As the managing editor of a linguistics journal, I have frequent opportunity to review submissions authored by linguists who are, in a word, gullible. I refer particularly to those field linguists who have been taken in by elicited data whose preposterous nature should be evident. Apparently, many field linguists do not realize that native speakers in many cultures make fun of outsiders by teaching the language to such outsiders incorrectly. Thus, the gullible student, having learned that the correct way to say "Where is the bathroom?" in Yogad is Yu igungku ay atannang, will be entirely confused when this utterance elicits either no response, or at best an "Oh.

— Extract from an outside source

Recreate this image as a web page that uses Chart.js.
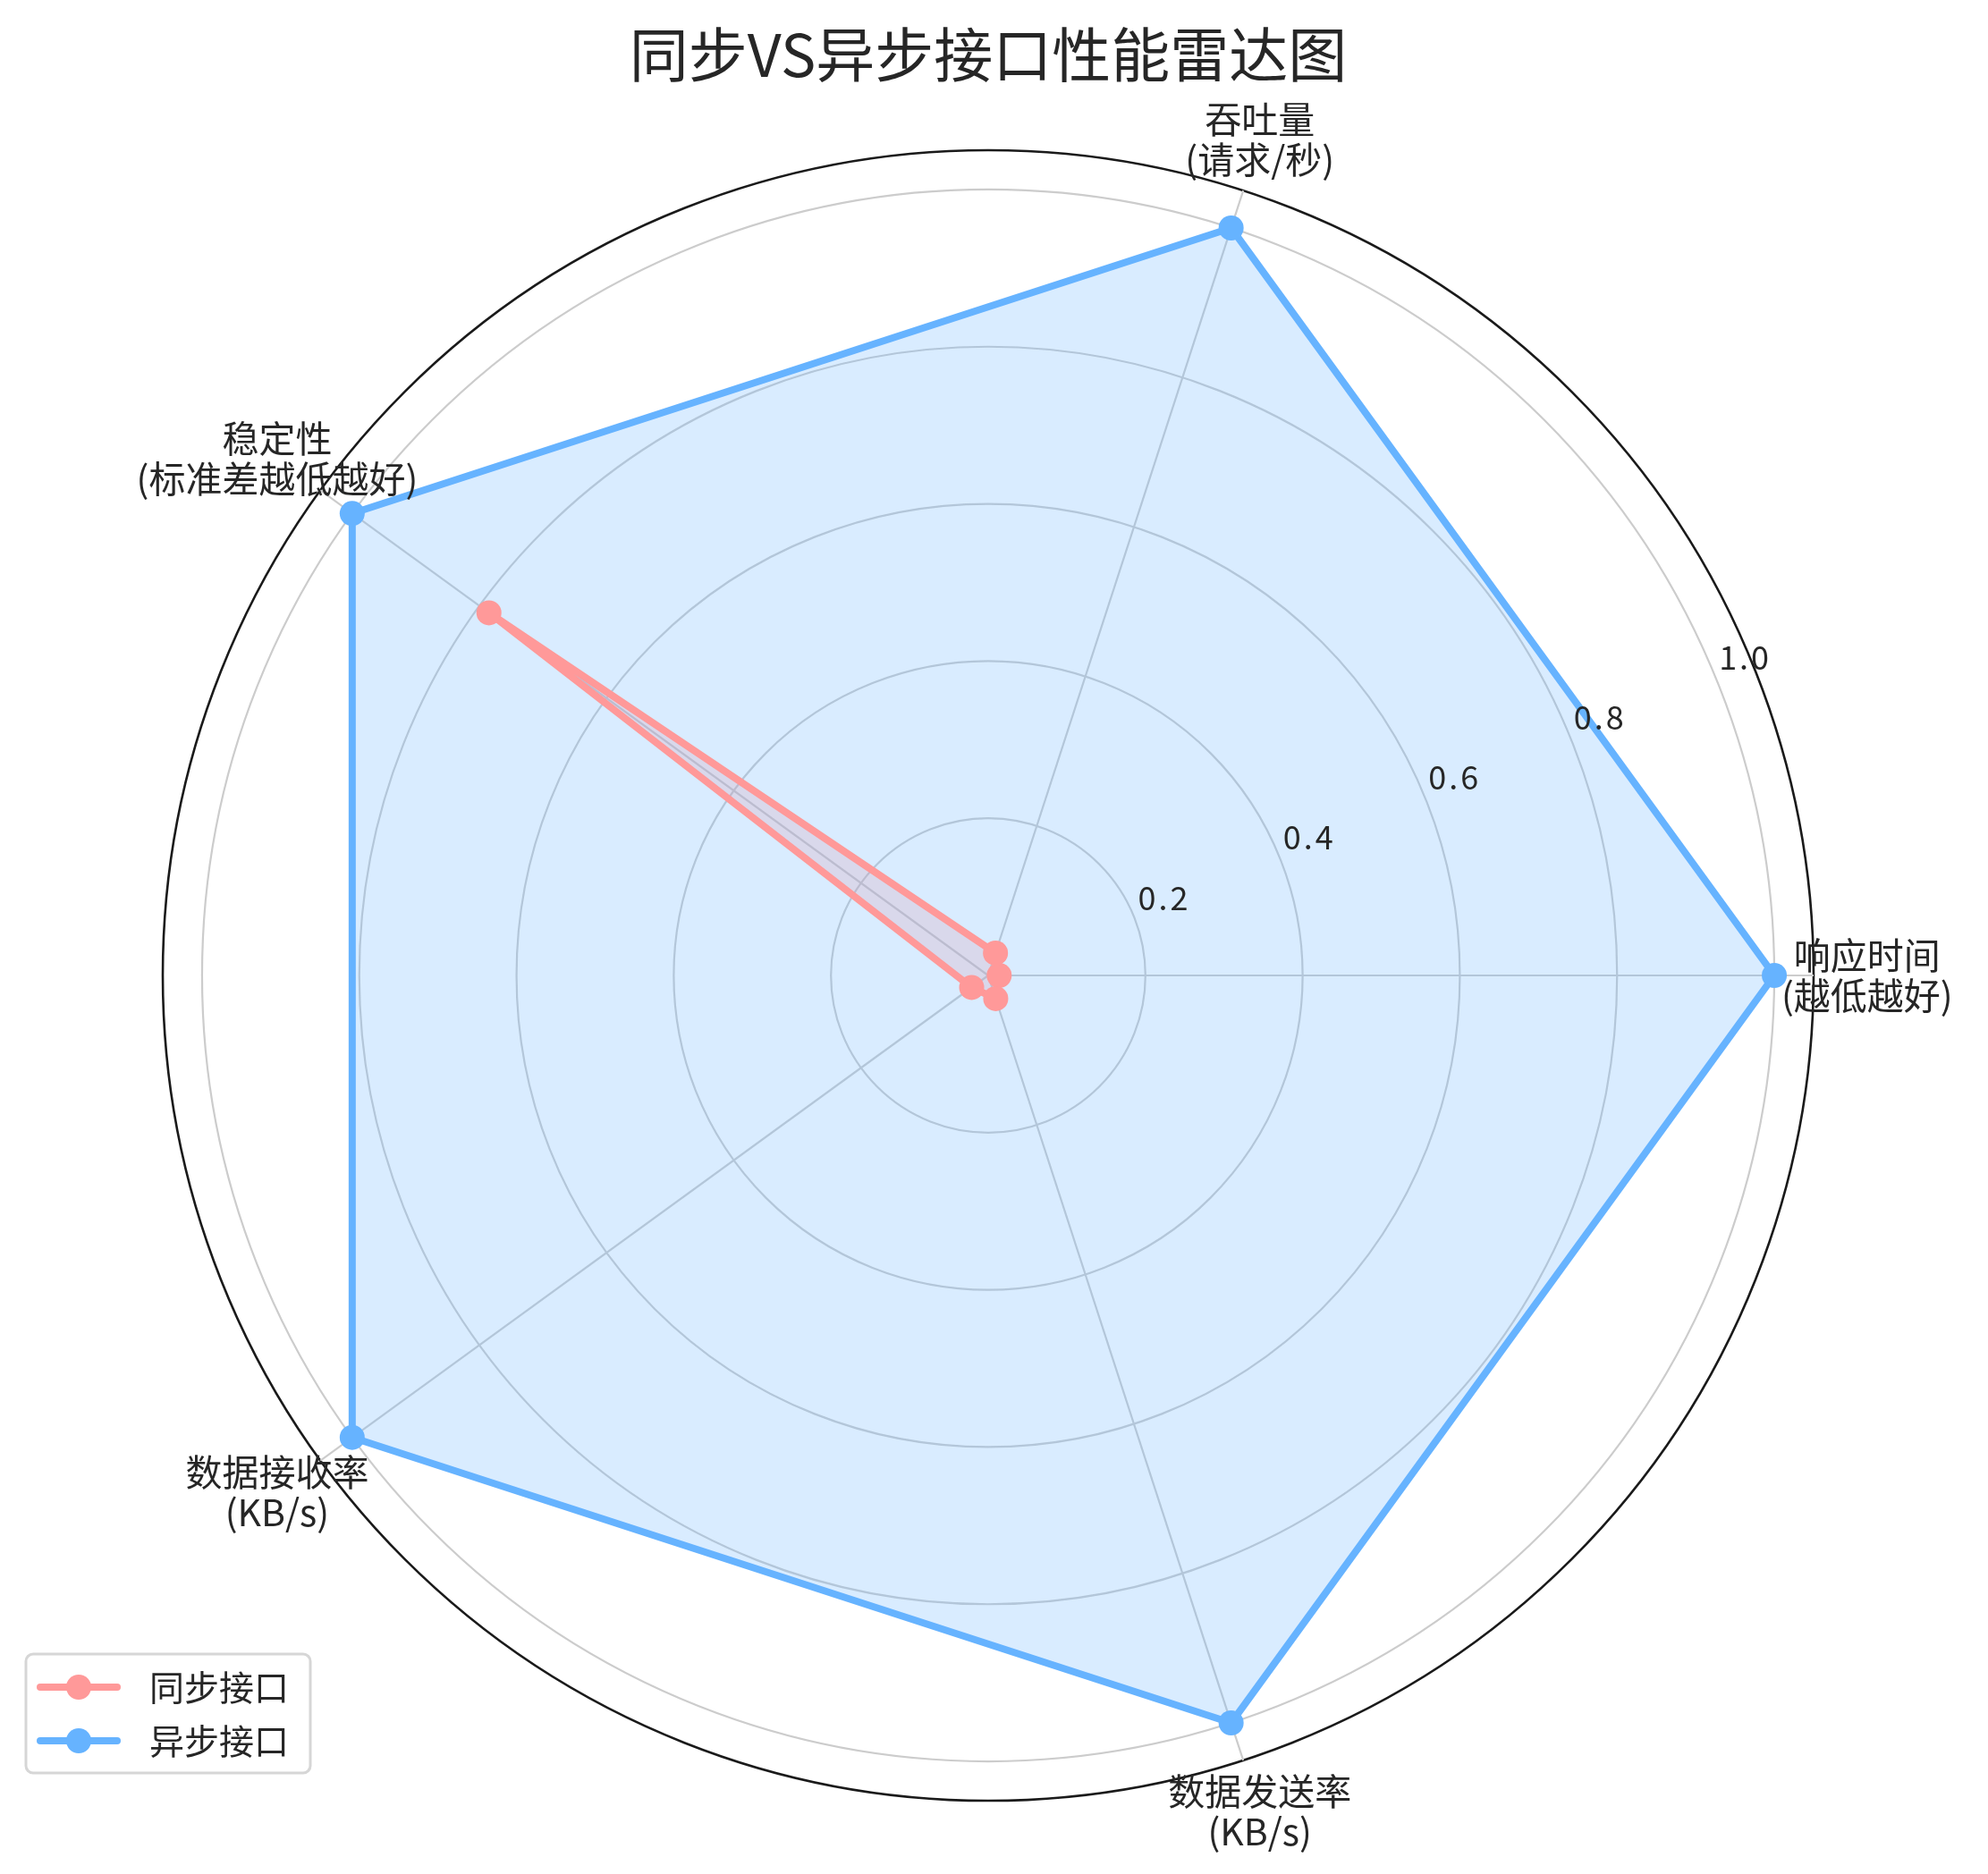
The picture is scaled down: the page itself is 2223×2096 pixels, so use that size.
<!DOCTYPE html>
<html><head><meta charset="utf-8">
<script src="https://cdn.jsdelivr.net/npm/chart.js@4.4.0/dist/chart.umd.min.js"></script>
<style>html,body{margin:0;padding:0;background:#fff}#wrap{position:relative;width:2223px;height:2096px}</style>
</head><body><div id="wrap"><canvas id="c"></canvas></div>
<script>
const title = '同步VS异步接口性能雷达图';
const categories = ['响应时间\n(越低越好)', '吞吐量\n(请求/秒)', '稳定性\n(标准差越低越好)', '数据接收率\n(KB/s)', '数据发送率\n(KB/s)'];
const seriesNames = ['同步接口', '异步接口'];
const syncValues = [0.014, 0.030, 0.785, 0.026, 0.031];
const asyncValues = [1.0, 1.0, 1.0, 1.0, 1.0];
const tickValues = [0.2, 0.4, 0.6, 0.8, 1.0];
const tickLabels = ['0.2', '0.4', '0.6', '0.8', '1.0'];
const radialMax = 1.05;
const labelRadius = 1.118;
const colors = ['#ff9999', '#66b3ff'];
const fills = ['rgba(255,153,153,0.25)', 'rgba(102,179,255,0.25)'];

// reference goes counter-clockwise from east; Chart.js goes clockwise from startAngle
const order = [0, 4, 3, 2, 1];
const pick = arr => order.map(i => arr[i]);

const FONT = '"Noto Sans CJK SC", "Noto Sans", sans-serif';
const TEXT = '#262626';

const decor = {
  id: 'decor',
  afterDraw(chart) {
    const ctx = chart.ctx, s = chart.scales.r;
    ctx.save();
    ctx.fillStyle = TEXT;
    // title
    ctx.font = `66px ${FONT}`;
    ctx.textAlign = 'center';
    ctx.textBaseline = 'middle';
    ctx.fillText(title, s.xCenter, 61);
    // category labels (centered like matplotlib)
    ctx.font = `41px ${FONT}`;
    chart.data.labels.forEach((lab, i) => {
      const p = s.getPointPositionForValue(i, labelRadius);
      const lines = lab.split('\n');
      const lh = 45;
      lines.forEach((ln, k) => ctx.fillText(ln, p.x, p.y + (k - (lines.length - 1) / 2) * lh));
    });
    // radial tick labels at 22.5 deg
    ctx.font = `36px ${FONT}`;
    ctx.textAlign = 'left';
    ctx.textBaseline = 'alphabetic';
    try { ctx.letterSpacing = '3px'; } catch (e) {}
    const a = 22.5 * Math.PI / 180;
    tickValues.forEach((v, i) => {
      const d = s.getDistanceFromCenterForValue(v);
      ctx.fillText(tickLabels[i], s.xCenter + d * Math.cos(a) + 5, s.yCenter - d * Math.sin(a) - 6);
    });
    try { ctx.letterSpacing = '0px'; } catch (e) {}
    // legend
    const bx = 29, by = 1850, bw = 318, bh = 133;
    ctx.beginPath();
    if (ctx.roundRect) ctx.roundRect(bx, by, bw, bh, 8); else ctx.rect(bx, by, bw, bh);
    ctx.fillStyle = 'rgba(255,255,255,0.8)';
    ctx.fill();
    ctx.lineWidth = 3;
    ctx.strokeStyle = '#d6d6d6';
    ctx.stroke();
    const rows = [1887, 1947];
    seriesNames.forEach((name, i) => {
      const y = rows[i];
      ctx.beginPath();
      ctx.moveTo(45, y); ctx.lineTo(131, y);
      ctx.lineWidth = 8; ctx.lineCap = 'round';
      ctx.strokeStyle = colors[i];
      ctx.stroke();
      ctx.beginPath();
      ctx.arc(88, y, 14, 0, Math.PI * 2);
      ctx.fillStyle = colors[i];
      ctx.fill();
      ctx.fillStyle = TEXT;
      ctx.font = `39px ${FONT}`;
      ctx.textAlign = 'left';
      ctx.textBaseline = 'middle';
      ctx.fillText(name, 167, y);
    });
    ctx.restore();
  }
};

function build() {
  const mk = (i, vals, ord) => ({
    label: seriesNames[i],
    data: pick(vals),
    borderColor: colors[i],
    backgroundColor: fills[i],
    borderWidth: 8,
    borderJoinStyle: 'round',
    fill: true,
    tension: 0,
    pointRadius: 14,
    pointHoverRadius: 14,
    pointBorderWidth: 0,
    pointBackgroundColor: colors[i],
    pointBorderColor: colors[i],
    order: ord
  });
  new Chart(document.getElementById('c'), {
    type: 'radar',
    data: {
      labels: pick(categories),
      datasets: [mk(0, syncValues, 2), mk(1, asyncValues, 1)]
    },
    options: {
      responsive: true,
      maintainAspectRatio: false,
      devicePixelRatio: 1,
      animation: false,
      events: [],
      layout: { padding: { left: 182, top: 168, right: 195, bottom: 82 } },
      plugins: {
        legend: { display: false },
        title: { display: false },
        tooltip: { enabled: false },
        filler: { drawTime: 'beforeDatasetsDraw' }
      },
      scales: {
        r: {
          min: 0,
          max: radialMax,
          startAngle: 90,
          afterBuildTicks: sc => { sc.ticks = [0, ...tickValues, radialMax].map(v => ({ value: v })); },
          ticks: { display: false },
          pointLabels: { display: false },
          grid: {
            circular: true,
            color: c => (c.tick && c.tick.value === radialMax) ? '#1a1a1a' : '#cccccc',
            lineWidth: c => (c.tick && c.tick.value === radialMax) ? 2.6 : 2.2
          },
          angleLines: { color: '#cccccc', lineWidth: 2.2 }
        }
      }
    },
    plugins: [decor]
  });
}
const f = document.fonts && document.fonts.load ? Promise.all([
  document.fonts.load(`41px "Noto Sans CJK SC"`, '同步接口'),
]).catch(() => {}) : Promise.resolve();
f.then(build, build);
</script>
</body></html>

So what?"

You might think that linguists would examine their data carefully enough to be able to spot deliberate misinformation, but alas, experience shows that this is not always the case. We at SpecGram have always managed to catch such errors, mostly due to the brilliant work of associate editors and other members of the editorial board. However, other reputable journals have not been so careful. For example, consider the following example from Hawaiian (I have omitted citation to avoid embarrassing authors and editors):

   Aia i 'Aiea i 'au'au a'e ai ia i'a i 'ai 'ia e a'u
   'It was in 'Aiea that the fish I ate had been swimming.'

This sentence is obviously phonologically ridiculous. No one would ever say such a phonologically ridiculous thing except in jest.

Even worse is the Maori sentence below:

   i aueeauee a au i aua auaa
   'Those herrings made me scream and scream.'

This utterance has twenty vowels and no consonants, which is plain silly. But not only is it phonologically ridiculous, it is also semantically preposterous. 'Those herrings made me scream and scream?' Come on, already.

Then there are grammatically ridiculous sentences. Once I was writing a book on Nez Perce, and pretty late in the process I discovered a sentence which didn't fit into my grammar. That is, my grammatical rules prohibited such sentences from occurring in the language, but here was one staring me in the face. Luckily, I realized that this was an obvious example of a fabricated sentence which I was obliged to eliminate from the data. Since then, I have become very adept at eliminating grammatically ridiculous sentences from my data. To my surprise, it usually turns out that about 70% of the corpus is grammatically ridiculous and should be excised.

I hope the above will be useful to field linguists. In closing, let me state that although I have limited myself to fabricated utterances in this article, it stands to reason that there are also fabricated languages. For example, Bella Coola, a so-called Salishan language, is obviously phonetically ridiculous through and through. I don't believe that anyone speaks Bella Coola natively, and I urge linguists to stop being taken in by those wily inhabitants of British Columbia. The same goes for anyone out there who still believes in French.

(Acknowledgments: I would like to thank Keith Slater for working with me on the early stages of this article. Also, readers might be interested in reading Aya Katz's poem "The Tribesman" in SpecGram CXLVII.1. Although that poem and this article were developed independently of each other, they are thematically very similar.)